Give Your Child a Role in the Celebration
As a family member, your child is more than a guest. If there are important family occasions, give kids a role, such as usher in a birthday toast or flower-girl/ring-bearer in a wedding. Being part of the actual ritual makes a child feel involved and appreciated — a part of the family. It also facilitates bonding with the rest of the clan. Family occasions after all mean solidarity in the family — so it makes sense not to leave kids behind! When photos are taken and the child sees him or herself as an important part of the celebration, it helps create lifelong impressions of the importance of giving, loving and celebrating.

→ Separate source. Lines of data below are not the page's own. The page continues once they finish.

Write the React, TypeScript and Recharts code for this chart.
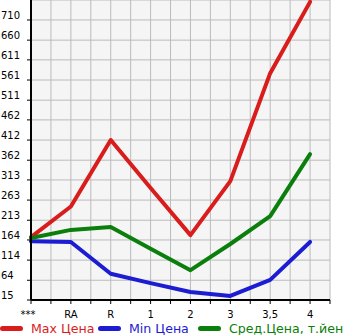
import { CartesianGrid, Line, LineChart, XAxis, YAxis } from "recharts"

document.body.style.margin = "0"

const categories = ["***", "RA", "R", "1", "2", "3", "3,5", "4"]
const maxPrice = [171, 247, 412, 293, 176, 310, 578, 755]
const minPrice = [161, 159, 80, 57, 35, 25, 65, 159]
const avgPrice = [169, 189, 196, 142, 89, 154, 223, 377]
const yTicks = [15, 64, 114, 164, 213, 263, 313, 362, 412, 462, 511, 561, 611, 660, 710]

const legendItems = [
  { name: "Max Цена", color: "#d91c1c" },
  { name: "Min Цена", color: "#1c1cd2" },
  { name: "Сред.Цена, т.йен", color: "#0b7f0b" },
]

const data = categories.map((c, i) => ({
  x: i,
  max: maxPrice[i],
  min: minPrice[i],
  avg: avgPrice[i],
}))

// half-step ticks so the grid and tick marks fall every 20px
const xTicks = Array.from({ length: 16 }, (_, i) => i / 2)

const font = "'DejaVu Sans', sans-serif"

function XTick(props: any) {
  const { x, y, payload } = props
  const v = payload.value
  if (!Number.isInteger(v)) return null
  return (
    <text x={v === 0 ? x - 3 : x} y={y + 12} textAnchor="middle" fontSize={10} fontFamily={font} fill="#000">
      {categories[v]}
    </text>
  )
}

function YTick(props: any) {
  const { y, payload } = props
  return (
    <text x={1} y={y - 1} textAnchor="start" fontSize={10} fontFamily={font} fill="#000">
      {payload.value}
    </text>
  )
}

const legendLeft = [0, 98, 198]

export default function App() {
  return (
    <div style={{ position: "relative", width: 345, height: 335, fontFamily: font, overflow: "hidden" }}>
      <LineChart width={345} height={335} data={data} margin={{ top: 0, right: 15, left: 0, bottom: 15 }}>
        <CartesianGrid stroke="#bbbbbb" strokeWidth={1} fill="#f5f5f5" />
        <XAxis
          dataKey="x"
          type="number"
          domain={[0, 7.5]}
          ticks={xTicks}
          interval={0}
          height={20}
          tick={<XTick />}
          tickSize={4}
          tickLine={{ stroke: "#000" }}
          axisLine={{ stroke: "#000", strokeWidth: 2 }}
        />
        <YAxis
          type="number"
          domain={[15, 759.6]}
          ticks={yTicks}
          interval={0}
          width={31}
          tick={<YTick />}
          tickSize={4}
          tickLine={{ stroke: "#000" }}
          axisLine={{ stroke: "#000", strokeWidth: 2 }}
        />
        <Line dataKey="max" stroke={legendItems[0].color} strokeWidth={4} dot={false} strokeLinecap="round" strokeLinejoin="round" isAnimationActive={false} />
        <Line dataKey="min" stroke={legendItems[1].color} strokeWidth={4} dot={false} strokeLinecap="round" strokeLinejoin="round" isAnimationActive={false} />
        <Line dataKey="avg" stroke={legendItems[2].color} strokeWidth={4} dot={false} strokeLinecap="round" strokeLinejoin="round" isAnimationActive={false} />
      </LineChart>
      {legendItems.map((it, i) => (
        <div key={it.name} style={{ position: "absolute", left: legendLeft[i], top: 320, height: 16, display: "flex", alignItems: "center", whiteSpace: "nowrap" }}>
          <span style={{ display: "inline-block", width: 23, height: 5, borderRadius: 3, background: it.color, marginRight: 8 }} />
          <span style={{ color: it.color, fontSize: 12.6 }}>{it.name}</span>
        </div>
      ))}
    </div>
  )
}
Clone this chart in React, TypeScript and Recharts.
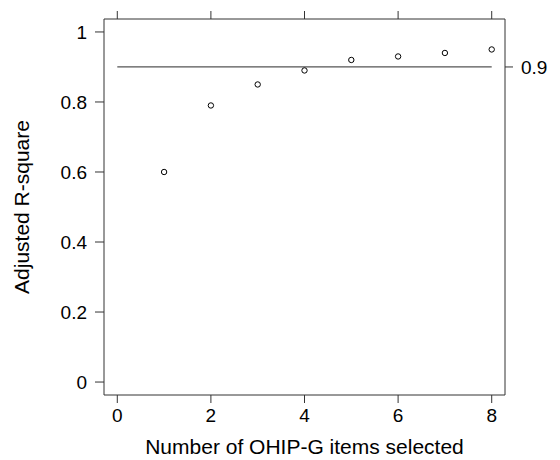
import React from "react";
import {
  ScatterChart,
  Scatter,
  XAxis,
  YAxis,
  ReferenceLine,
} from "recharts";

const itemsSelected = [1, 2, 3, 4, 5, 6, 7, 8];
const adjustedRSquare = [0.6, 0.79, 0.85, 0.89, 0.92, 0.93, 0.94, 0.95];
const xTicks = [0, 2, 4, 6, 8];
const yTicks = [0, 0.2, 0.4, 0.6, 0.8, 1];
const thresholdTicks = [0.9];
const threshold = 0.9;

const data = itemsSelected.map((x, i) => ({ x, y: adjustedRSquare[i] }));

const FONT = "'Liberation Sans', Arial, Helvetica, sans-serif";
const AX = "#333";

const Circle = (props: any) => {
  const { cx, cy } = props;
  if (cx == null || cy == null) return null;
  return <circle cx={cx} cy={cy} r={2.7} fill="none" stroke="#000" strokeWidth={1} />;
};

const fmtY = (v: number) => (v === 0 ? "0" : v === 1 ? "1" : String(v));

export default function App() {
  return (
    <div style={{ position: "absolute", left: 0, top: 0, width: 560, height: 460, background: "#fff" }}>
      <ScatterChart
        width={560}
        height={460}
        margin={{ top: 18, right: 5, bottom: 35, left: 44 }}
        style={{ fontFamily: FONT }}
      >
        <XAxis
          xAxisId="bottom"
          type="number"
          dataKey="x"
          orientation="bottom"
          domain={[-0.284, 8.284]}
          ticks={xTicks}
          allowDataOverflow
          height={30}
          tickSize={8}
          tickMargin={6}
          stroke={AX}
          tick={{ fill: "#000", fontSize: 19, fontFamily: FONT }}
          axisLine={{ stroke: AX }}
          tickLine={{ stroke: AX }}
          label={{
            value: "Number of OHIP-G items selected",
            position: "insideBottom",
            offset: -29,
            fill: "#000",
            fontSize: 21,
            fontFamily: FONT,
          }}
        />
        <XAxis
          xAxisId="top"
          type="number"
          dataKey="x"
          orientation="top"
          domain={[-0.284, 8.284]}
          ticks={xTicks}
          allowDataOverflow
          height={1}
          tickSize={8}
          stroke={AX}
          tick={() => <g />}
          axisLine={{ stroke: AX }}
          tickLine={{ stroke: AX }}
        />
        <YAxis
          yAxisId="left"
          type="number"
          dataKey="y"
          orientation="left"
          domain={[-0.037, 1.037]}
          ticks={yTicks}
          allowDataOverflow
          width={60}
          tickSize={9}
          tickMargin={8}
          tickFormatter={fmtY}
          stroke={AX}
          tick={{ fill: "#000", fontSize: 19, fontFamily: FONT }}
          axisLine={{ stroke: AX }}
          tickLine={{ stroke: AX }}
          label={{
            value: "Adjusted R-square",
            angle: -90,
            position: "insideLeft",
            offset: -22,
            style: { textAnchor: "middle" },
            fill: "#000",
            fontSize: 21,
            fontFamily: FONT,
          }}
        />
        <YAxis
          yAxisId="right"
          type="number"
          orientation="right"
          domain={[-0.037, 1.037]}
          ticks={thresholdTicks}
          allowDataOverflow
          width={50}
          tickSize={8}
          tickMargin={8}
          stroke={AX}
          tick={{ fill: "#000", fontSize: 19, fontFamily: FONT }}
          axisLine={{ stroke: AX }}
          tickLine={{ stroke: AX }}
        />
        <ReferenceLine
          xAxisId="bottom"
          yAxisId="left"
          segment={[
            { x: 0, y: threshold },
            { x: 8, y: threshold },
          ]}
          stroke="#555"
          strokeWidth={1.2}
          ifOverflow="visible"
        />
        <Scatter
          xAxisId="bottom"
          yAxisId="left"
          data={data}
          shape={<Circle />}
          isAnimationActive={false}
        />
      </ScatterChart>
    </div>
  );
}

Use Occasions to Help Kids Manage Difficult Transitions
Some family occasions can be emotional moments for children. Having a big celebration like a bar mitzvah, graduation or wedding right after a parent passes away can be very hard on a child. Or, having such a celebration while a parent is deathly ill, can be very difficult. Similarly, having such a celebration when the child himself is dealing with serious illness or trauma can also be hard. In addition, the re-marriage of a parent after a death or divorce can be difficult, as it’s both a hello to a new family life and a goodbye to the old. In all these cases, sensitivity is required. Don’t force a child to participate if he doesn’t want to. Allow him to have his natural feelings of grief and/or resentment. You can use “emotional coaching” (the naming of feelings) to show him that you understand and accept his emotions. For instance, Jan and Ted divorced 3 years ago. Jan had since become involved with a new man, named Joe. She had dated Joe for 7 months but only introduced him to her son 2 months ago. The boy had been complaining to his mom that he didn’t want to come to the wedding. This is what Jan said to her 10 year old son a few weeks before she was to marry her new boyfriend Joe. “I know the wedding day is going to be a hard one for you. You still miss Daddy and wish that he were part of our family again. That is very natural. And I know that while you kind of like Joe, you really don’t know him all that well yet and you’re not sure how this is all going to be for us. And the truth is, we need time to see how things are going to be (although I’m marrying Joe because I believe he’ll be a good man in our family). Right now, I guess you’re more upset than happy about all this. I can really understand why you don’t want to be at the wedding. We still have a few weeks to decide things. We’re not going to insist that you do anything that you aren’t comfortable with. We’ll talk more about this later. ”

When there are mixed emotions or just negative emotions, parents can include the child by asking him what level of involvement he’d like, where he’d like to sit, what role he’d like to play. Respecting the child’s responses and working with him can be healing as well as caring. When a child feels that he won’t be pushed, it helps him WANT to be part of things (in his own time). At times like these, it isn’t about what other people will think; it’s about what the child really needs.